* _What you are asked to do_
Starting at the first line of the data, please print exactly those lines through the one that holds "38.75, 40, 41.25, 42.5, 43.75, 45]", omitting every picture.

+-------+

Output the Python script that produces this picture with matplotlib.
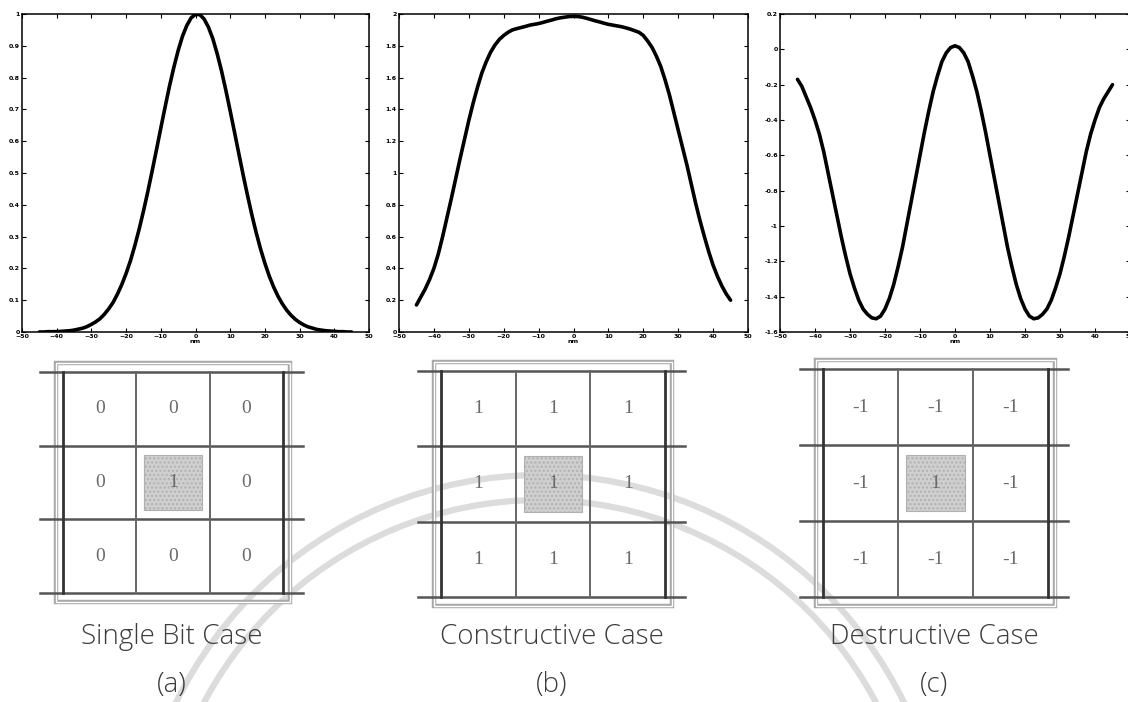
import matplotlib
matplotlib.use("Agg")
import matplotlib.pyplot as plt
from matplotlib.patches import Rectangle, Arc
from matplotlib.ticker import FuncFormatter

# perfiles de intensidad (nm vs amplitud)
nm = [-45, -43.75, -42.5, -41.25, -40, -38.75, -37.5, -36.25, -35, -33.75,
      -32.5, -31.25, -30, -28.75, -27.5, -26.25, -25, -23.75, -22.5, -21.25,
      -20, -18.75, -17.5, -16.25, -15, -13.75, -12.5, -11.25, -10, -8.75,
      -7.5, -6.25, -5, -3.75, -2.5, -1.25, 0, 1.25, 2.5, 3.75, 5, 6.25, 7.5,
      8.75, 10, 11.25, 12.5, 13.75, 15, 16.25, 17.5, 18.75, 20, 21.25, 22.5,
      23.75, 25, 26.25, 27.5, 28.75, 30, 31.25, 32.5, 33.75, 35, 36.25, 37.5,
      38.75, 40, 41.25, 42.5, 43.75, 45]

perfil_simple = [0.000, 0.000, 0.001, 0.001, 0.001, 0.002, 0.003, 0.004,
                 0.006, 0.009, 0.012, 0.017, 0.024, 0.032, 0.042, 0.056,
                 0.073, 0.093, 0.119, 0.149, 0.184, 0.224, 0.271, 0.323,
                 0.380, 0.441, 0.506, 0.573, 0.641, 0.708, 0.773, 0.832,
                 0.885, 0.930, 0.964, 0.988, 0.999, 0.998, 0.984, 0.958,
                 0.922, 0.875, 0.821, 0.760, 0.695, 0.628, 0.560, 0.493,
                 0.429, 0.368, 0.312, 0.261, 0.216, 0.176, 0.142, 0.113,
                 0.089, 0.069, 0.053, 0.040, 0.030, 0.022, 0.016, 0.012,
                 0.008, 0.006, 0.004, 0.003, 0.002, 0.001, 0.001, 0.000,
                 0.000]

perfil_constructivo = [0.17, 0.22, 0.27, 0.33, 0.40, 0.49, 0.60, 0.72, 0.84,
                       0.965, 1.09, 1.21, 1.33, 1.44, 1.54, 1.63, 1.70, 1.76,
                       1.805, 1.84, 1.865, 1.885, 1.90, 1.908, 1.915, 1.922,
                       1.93, 1.935, 1.94, 1.947, 1.955, 1.962, 1.97, 1.976,
                       1.98, 1.984, 1.985, 1.984, 1.98, 1.973, 1.965, 1.957,
                       1.95, 1.942, 1.935, 1.93, 1.925, 1.92, 1.913, 1.905,
                       1.895, 1.885, 1.865, 1.83, 1.79, 1.735, 1.67, 1.585,
                       1.49, 1.38, 1.27, 1.16, 1.05, 0.93, 0.81, 0.70, 0.60,
                       0.505, 0.42, 0.35, 0.29, 0.24, 0.20]

perfil_destructivo = [-0.17, -0.21, -0.27, -0.33, -0.40, -0.48, -0.58, -0.70,
                      -0.82, -0.94, -1.06, -1.17, -1.27, -1.35, -1.42, -1.47,
                      -1.50, -1.52, -1.525, -1.51, -1.47, -1.41, -1.33, -1.23,
                      -1.12, -0.99, -0.86, -0.73, -0.60, -0.47, -0.35, -0.24,
                      -0.15, -0.07, -0.02, 0.01, 0.02, 0.01, -0.02, -0.07,
                      -0.15, -0.24, -0.35, -0.47, -0.60, -0.73, -0.86, -0.99,
                      -1.12, -1.23, -1.33, -1.41, -1.47, -1.51, -1.525, -1.52,
                      -1.50, -1.47, -1.42, -1.35, -1.27, -1.17, -1.06, -0.94,
                      -0.82, -0.70, -0.58, -0.48, -0.40, -0.33, -0.28, -0.24,
                      -0.20]

# matrices de bits 3x3
bits_simple = [[0, 0, 0], [0, 1, 0], [0, 0, 0]]
bits_constructivo = [[1, 1, 1], [1, 1, 1], [1, 1, 1]]
bits_destructivo = [[-1, -1, -1], [-1, 1, -1], [-1, -1, -1]]

titulos = ["Single Bit Case", "Constructive Case", "Destructive Case"]
letras = ["(a)", "(b)", "(c)"]

W, H = 1128, 702


def caja(x0, y0, x1, y1):
    # rectangulo en pixeles -> coordenadas de figura
    return [x0 / W, 1 - y1 / H, (x1 - x0) / W, (y1 - y0) / H]


fig = plt.figure(figsize=(W / 100, H / 100), dpi=100)

# marca de agua de fondo
fondo = fig.add_axes([0, 0, 1, 1], zorder=-5)
fondo.set_xlim(0, W)
fondo.set_ylim(H, 0)
fondo.axis("off")
for r in (405, 380):
    fondo.add_patch(Arc((540, 880), 2 * r, 2 * r, theta1=0, theta2=360,
                        color="#dcdcdc", lw=4.5))


def graficarPerfil(pos, senal, ylim, yticks):
    ax = fig.add_axes(caja(*pos))
    ax.plot(nm, senal, color="black", lw=2.6, solid_capstyle="round",
            solid_joinstyle="round")
    ax.set_xlim(-50, 50)
    ax.set_ylim(*ylim)
    ax.set_xticks(range(-50, 51, 10))
    ax.set_yticks(yticks)
    ax.yaxis.set_major_formatter(FuncFormatter(lambda v, p: "%g" % round(v, 2)))
    ax.tick_params(direction="in", top=True, right=True, length=3, width=0.8,
                   labelsize=4.5, pad=1.5)
    for lbl in ax.get_xticklabels() + ax.get_yticklabels():
        lbl.set_fontweight("bold")
    ax.set_xlabel("nm", fontsize=4.5, fontweight="bold", labelpad=0)
    for s in ax.spines.values():
        s.set_linewidth(1.1)
    return ax


graficarPerfil((22, 14, 369, 332), perfil_simple, (0, 1),
               [i / 10 for i in range(11)])
graficarPerfil((399, 14, 748, 332), perfil_constructivo, (0, 2),
               [i / 5 for i in range(11)])
graficarPerfil((780, 14, 1130, 332), perfil_destructivo, (-1.6, 0.2),
               [-1.6 + i * 0.2 for i in range(10)])


def graficarMatriz(pos, bits):
    ax = fig.add_axes(caja(*pos))
    ax.set_xlim(0, 3)
    ax.set_ylim(3, 0)
    ax.axis("off")
    ax.patch.set_alpha(0)
    # marco exterior doble
    ax.add_patch(Rectangle((-0.09, -0.12), 3.19, 3.24, fill=False,
                           edgecolor="#a8a8a8", lw=3.2, clip_on=False))
    ax.add_patch(Rectangle((-0.09, -0.12), 3.19, 3.24, fill=False,
                           edgecolor="white", lw=1.0, clip_on=False))
    # lineas horizontales
    for f in range(4):
        ax.plot([-0.31, 3.27], [f, f], color="#555555", lw=1.8,
                clip_on=False)
    # lineas verticales
    for c in range(4):
        borde = c in (0, 3)
        ax.plot([c, c], [0, 3], color="#333333" if borde else "#666666",
                lw=2.0 if borde else 1.4, clip_on=False)
    # celda central resaltada
    ax.add_patch(Rectangle((1.11, 1.13), 0.78, 0.74, facecolor="#cfcfcf",
                           edgecolor="#b0b0b0", lw=0.8, hatch="....",
                           zorder=1))
    for f in range(3):
        for c in range(3):
            ax.text(c + 0.5, f + 0.5, str(bits[f][c]), ha="center",
                    va="center", fontsize=14, color="#6a6a6a",
                    family="Liberation Serif", zorder=3)
    return ax


graficarMatriz((63, 372, 283, 593), bits_simple)
graficarMatriz((441, 371, 665, 597), bits_constructivo)
graficarMatriz((823, 369, 1048, 597), bits_destructivo)

for x, t, l in zip([172, 552, 934], titulos, letras):
    fig.text(x / W, 1 - 637 / H, t, ha="center", va="center", fontsize=20,
             color="#3c3c3c", family="Open Sans", fontweight="light")
    fig.text(x / W, 1 - 685 / H, l, ha="center", va="center", fontsize=20,
             color="#3c3c3c", family="Open Sans", fontweight="light")

plt.savefig("out.png", dpi=100)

+-------+

* _Written solution_
Output the Python script that produces this picture with matplotlib.
import matplotlib
matplotlib.use("Agg")
import matplotlib.pyplot as plt
from matplotlib.patches import Rectangle, Arc
from matplotlib.ticker import FuncFormatter

# perfiles de intensidad (nm vs amplitud)
nm = [-45, -43.75, -42.5, -41.25, -40, -38.75, -37.5, -36.25, -35, -33.75,
      -32.5, -31.25, -30, -28.75, -27.5, -26.25, -25, -23.75, -22.5, -21.25,
      -20, -18.75, -17.5, -16.25, -15, -13.75, -12.5, -11.25, -10, -8.75,
      -7.5, -6.25, -5, -3.75, -2.5, -1.25, 0, 1.25, 2.5, 3.75, 5, 6.25, 7.5,
      8.75, 10, 11.25, 12.5, 13.75, 15, 16.25, 17.5, 18.75, 20, 21.25, 22.5,
      23.75, 25, 26.25, 27.5, 28.75, 30, 31.25, 32.5, 33.75, 35, 36.25, 37.5,
      38.75, 40, 41.25, 42.5, 43.75, 45]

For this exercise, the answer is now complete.